WHAT YOU HAVE TO DO: Copy all the entries word for word, but omit the pictures.

— Start DATASET ENTRIES —

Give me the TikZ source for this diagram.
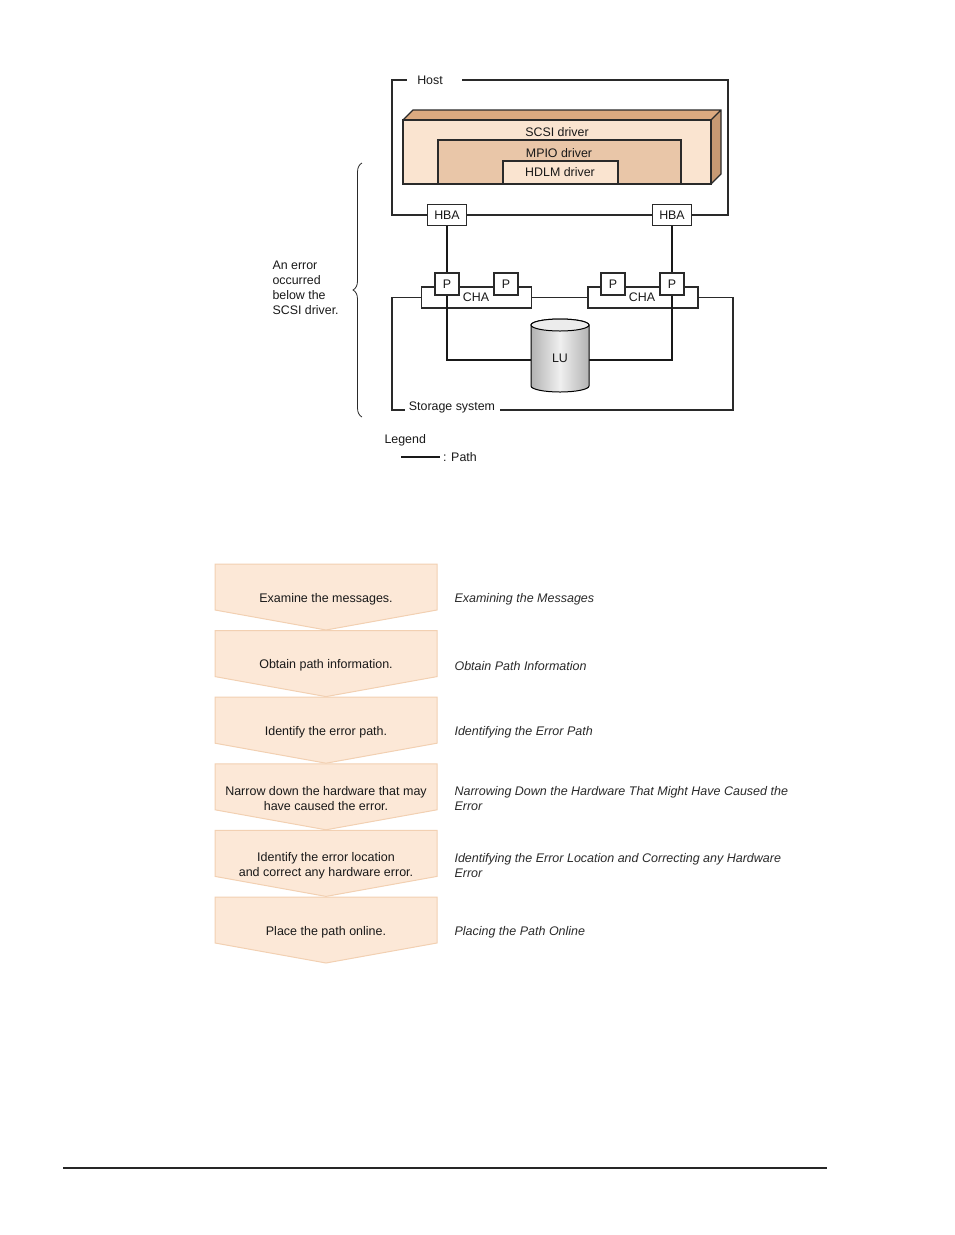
\documentclass[tikz,border=0pt]{standalone}
\usepackage{fontspec}
\setmainfont{Liberation Sans}
\usetikzlibrary{decorations.pathreplacing}
\definecolor{drvlight}{HTML}{FAE4D0}
\definecolor{drvdark}{HTML}{DCAA80}
\definecolor{mpiofill}{HTML}{E9C6A8}
\definecolor{stepfill}{HTML}{FCE8D7}
\definecolor{stepedge}{HTML}{F2D0B2}
\definecolor{framegray}{HTML}{2A2A2A}
\definecolor{reftext}{HTML}{2A2A2A}

\begin{document}
\begin{tikzpicture}[x=1pt, y=-1pt,
    every node/.style={font=\fontsize{12.4}{15}\selectfont, text=black!90},
    frame/.style={draw=framegray, line width=1.1pt},
    hw/.style={draw=framegray, fill=white, line width=1.1pt, inner sep=0pt},
    pathline/.style={draw=black!90, line width=1.8pt},
    chevron/.style={fill=stepfill, draw=stepedge, line width=1pt},
    steptext/.style={align=center, font=\fontsize{12.5}{15}\selectfont},
    reftext/.style={align=left, anchor=west, text=reftext, font=\fontsize{12.5}{15}\selectfont\itshape}]
    \useasboundingbox (0,0) rectangle (954,1235);

    % host and drivers
    \fill[drvdark] (403,120) -- (413,110) -- (721,110) -- (711,120) -- cycle;
    \fill[drvdark!90!black] (711,120) -- (721,110) -- (721,174) -- (711,184) -- cycle;
    \draw[frame] (403,120) -- (413,110) -- (721,110) -- (721,174) -- (711,184) (711,120) -- (721,110);
    \draw[frame, fill=drvlight] (403,120) rectangle (711,184);
    \draw[frame, fill=mpiofill] (438,140) rectangle (681,184);
    \draw[frame, fill=drvlight] (503,161) rectangle (618,184);
    \node (scsi) at (557,132.5) {SCSI driver};
    \node (mpio) at (559,153.5) {MPIO driver};
    \node (hdlm) at (560,172.5) {HDLM driver};

    \node (host) at (430,80.5) {Host};
    \node[hw, minimum width=39, minimum height=21] (hbaL) at (447,215) {HBA};
    \node[hw, minimum width=39, minimum height=21] (hbaR) at (672,215) {HBA};
    \draw[frame] (hbaL.west) -| (392,80) -- (407,80);
    \draw[frame] (462,80) -| (728,215) -- (hbaR.east);
    \draw[frame] (hbaL) -- (hbaR);

    % storage system
    \node[hw, minimum width=110, minimum height=21] (chaL) at (476.5,297.5) {};
    \node[hw, minimum width=110, minimum height=21] (chaR) at (643,297.5) {};
    \node (storage) at (452,407.5) {Storage system};
    \draw[frame] (chaL.west) -| (392,410) -- (405,410);
    \draw[frame] (500,410) -| (733,297.5) -- (chaR.east);
    \draw[frame] (chaL) -- (chaR);

    % LU
    \draw[line width=1pt, left color=gray!60, right color=gray!60, middle color=gray!12]
        (531,325) -- (531,386) arc[start angle=180, end angle=360, x radius=29pt, y radius=6pt]
        -- (589,325) arc[start angle=0, end angle=180, x radius=29pt, y radius=6pt] -- cycle;
    \draw[line width=1pt, fill=gray!15] (560,325) ellipse[x radius=29pt, y radius=6pt];
    \node (lu) at (560,358.5) {LU};
    \coordinate (luL) at (531,360);
    \coordinate (luR) at (589,360);

    % paths
    \draw[pathline] (hbaL.south) |- (luL);
    \draw[pathline] (hbaR.south) |- (luR);

    \node[hw, minimum width=24, minimum height=22] (pA) at (447,284) {P};
    \node[hw, minimum width=24, minimum height=22] (pB) at (506,284) {P};
    \node[hw, minimum width=24, minimum height=22] (pC) at (613,284) {P};
    \node[hw, minimum width=24, minimum height=22] (pD) at (672,284) {P};
    \node (chaLtxt) at (476,297.5) {CHA};
    \node (chaRtxt) at (642,297.5) {CHA};

    % brace
    \node[align=left, anchor=west] (err) at (269,287.5) {An error\\occurred\\below the\\SCSI driver.};
    \draw[framegray, line width=0.8pt, decorate, decoration={brace, amplitude=9pt}] (362,417) -- (362,163);

    % legend
    \node[anchor=west] (legend) at (381,440) {Legend};
    \node[anchor=west, inner sep=3pt] (legpath) at (440,457) {: Path};
    \coordinate (legA) at (401,457);
    \draw[pathline] (legA) -- (legpath.west);

    % procedure
    \foreach \i/\txt/\rtxt in {
        0/{Examine the messages.}/{Examining the Messages},
        1/{Obtain path information.}/{Obtain Path Information},
        2/{Identify the error path.}/{Identifying the Error Path},
        3/{Narrow down the hardware that may\\have caused the error.}/{Narrowing Down the Hardware That Might Have Caused the\\Error},
        4/{Identify the error location\\and correct any hardware error.}/{Identifying the Error Location and Correcting any Hardware\\Error},
        5/{Place the path online.}/{Placing the Path Online}} {
        \pgfmathsetmacro\ytop{564+66.6*\i}
        \draw[chevron] (215,\ytop) -- (437,\ytop) -- (437,\ytop+46) -- (326,\ytop+66) -- (215,\ytop+46) -- cycle;
        \node[steptext] (step\i) at (326,\ytop+35) {\txt};
        \node[reftext] (ref\i) at (451,\ytop+35) {\rtxt};
    }

    \draw[black!85, line width=1.2pt] (63,1168) -- (827,1168);
\end{tikzpicture}
\end{document}
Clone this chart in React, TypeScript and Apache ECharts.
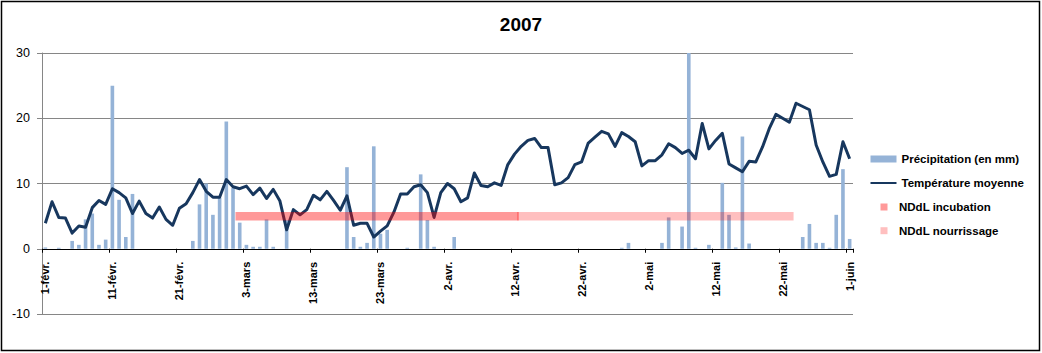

— End DATASET ENTRIES —

TASK ANSWER:
Give me the TikZ source for this diagram.
\documentclass[tikz,border=0pt]{standalone}
\usepackage{fontspec}
\setmainfont{Liberation Sans}
\usetikzlibrary{decorations.pathreplacing}
\definecolor{drvlight}{HTML}{FAE4D0}
\definecolor{drvdark}{HTML}{DCAA80}
\definecolor{mpiofill}{HTML}{E9C6A8}
\definecolor{stepfill}{HTML}{FCE8D7}
\definecolor{stepedge}{HTML}{F2D0B2}
\definecolor{framegray}{HTML}{2A2A2A}
\definecolor{reftext}{HTML}{2A2A2A}

\begin{document}
\begin{tikzpicture}[x=1pt, y=-1pt,
    every node/.style={font=\fontsize{12.4}{15}\selectfont, text=black!90},
    frame/.style={draw=framegray, line width=1.1pt},
    hw/.style={draw=framegray, fill=white, line width=1.1pt, inner sep=0pt},
    pathline/.style={draw=black!90, line width=1.8pt},
    chevron/.style={fill=stepfill, draw=stepedge, line width=1pt},
    steptext/.style={align=center, font=\fontsize{12.5}{15}\selectfont},
    reftext/.style={align=left, anchor=west, text=reftext, font=\fontsize{12.5}{15}\selectfont\itshape}]
    \useasboundingbox (0,0) rectangle (954,1235);

    % host and drivers
    \fill[drvdark] (403,120) -- (413,110) -- (721,110) -- (711,120) -- cycle;
    \fill[drvdark!90!black] (711,120) -- (721,110) -- (721,174) -- (711,184) -- cycle;
    \draw[frame] (403,120) -- (413,110) -- (721,110) -- (721,174) -- (711,184) (711,120) -- (721,110);
    \draw[frame, fill=drvlight] (403,120) rectangle (711,184);
    \draw[frame, fill=mpiofill] (438,140) rectangle (681,184);
    \draw[frame, fill=drvlight] (503,161) rectangle (618,184);
    \node (scsi) at (557,132.5) {SCSI driver};
    \node (mpio) at (559,153.5) {MPIO driver};
    \node (hdlm) at (560,172.5) {HDLM driver};

    \node (host) at (430,80.5) {Host};
    \node[hw, minimum width=39, minimum height=21] (hbaL) at (447,215) {HBA};
    \node[hw, minimum width=39, minimum height=21] (hbaR) at (672,215) {HBA};
    \draw[frame] (hbaL.west) -| (392,80) -- (407,80);
    \draw[frame] (462,80) -| (728,215) -- (hbaR.east);
    \draw[frame] (hbaL) -- (hbaR);

    % storage system
    \node[hw, minimum width=110, minimum height=21] (chaL) at (476.5,297.5) {};
    \node[hw, minimum width=110, minimum height=21] (chaR) at (643,297.5) {};
    \node (storage) at (452,407.5) {Storage system};
    \draw[frame] (chaL.west) -| (392,410) -- (405,410);
    \draw[frame] (500,410) -| (733,297.5) -- (chaR.east);
    \draw[frame] (chaL) -- (chaR);

    % LU
    \draw[line width=1pt, left color=gray!60, right color=gray!60, middle color=gray!12]
        (531,325) -- (531,386) arc[start angle=180, end angle=360, x radius=29pt, y radius=6pt]
        -- (589,325) arc[start angle=0, end angle=180, x radius=29pt, y radius=6pt] -- cycle;
    \draw[line width=1pt, fill=gray!15] (560,325) ellipse[x radius=29pt, y radius=6pt];
    \node (lu) at (560,358.5) {LU};
    \coordinate (luL) at (531,360);
    \coordinate (luR) at (589,360);

    % paths
    \draw[pathline] (hbaL.south) |- (luL);
    \draw[pathline] (hbaR.south) |- (luR);

    \node[hw, minimum width=24, minimum height=22] (pA) at (447,284) {P};
    \node[hw, minimum width=24, minimum height=22] (pB) at (506,284) {P};
    \node[hw, minimum width=24, minimum height=22] (pC) at (613,284) {P};
    \node[hw, minimum width=24, minimum height=22] (pD) at (672,284) {P};
    \node (chaLtxt) at (476,297.5) {CHA};
    \node (chaRtxt) at (642,297.5) {CHA};

    % brace
    \node[align=left, anchor=west] (err) at (269,287.5) {An error\\occurred\\below the\\SCSI driver.};
    \draw[framegray, line width=0.8pt, decorate, decoration={brace, amplitude=9pt}] (362,417) -- (362,163);

    % legend
    \node[anchor=west] (legend) at (381,440) {Legend};
    \node[anchor=west, inner sep=3pt] (legpath) at (440,457) {: Path};
    \coordinate (legA) at (401,457);
    \draw[pathline] (legA) -- (legpath.west);

    % procedure
    \foreach \i/\txt/\rtxt in {
        0/{Examine the messages.}/{Examining the Messages},
        1/{Obtain path information.}/{Obtain Path Information},
        2/{Identify the error path.}/{Identifying the Error Path},
        3/{Narrow down the hardware that may\\have caused the error.}/{Narrowing Down the Hardware That Might Have Caused the\\Error},
        4/{Identify the error location\\and correct any hardware error.}/{Identifying the Error Location and Correcting any Hardware\\Error},
        5/{Place the path online.}/{Placing the Path Online}} {
        \pgfmathsetmacro\ytop{564+66.6*\i}
        \draw[chevron] (215,\ytop) -- (437,\ytop) -- (437,\ytop+46) -- (326,\ytop+66) -- (215,\ytop+46) -- cycle;
        \node[steptext] (step\i) at (326,\ytop+35) {\txt};
        \node[reftext] (ref\i) at (451,\ytop+35) {\rtxt};
    }

    \draw[black!85, line width=1.2pt] (63,1168) -- (827,1168);
\end{tikzpicture}
\end{document}
Clone this chart in React, TypeScript and Apache ECharts.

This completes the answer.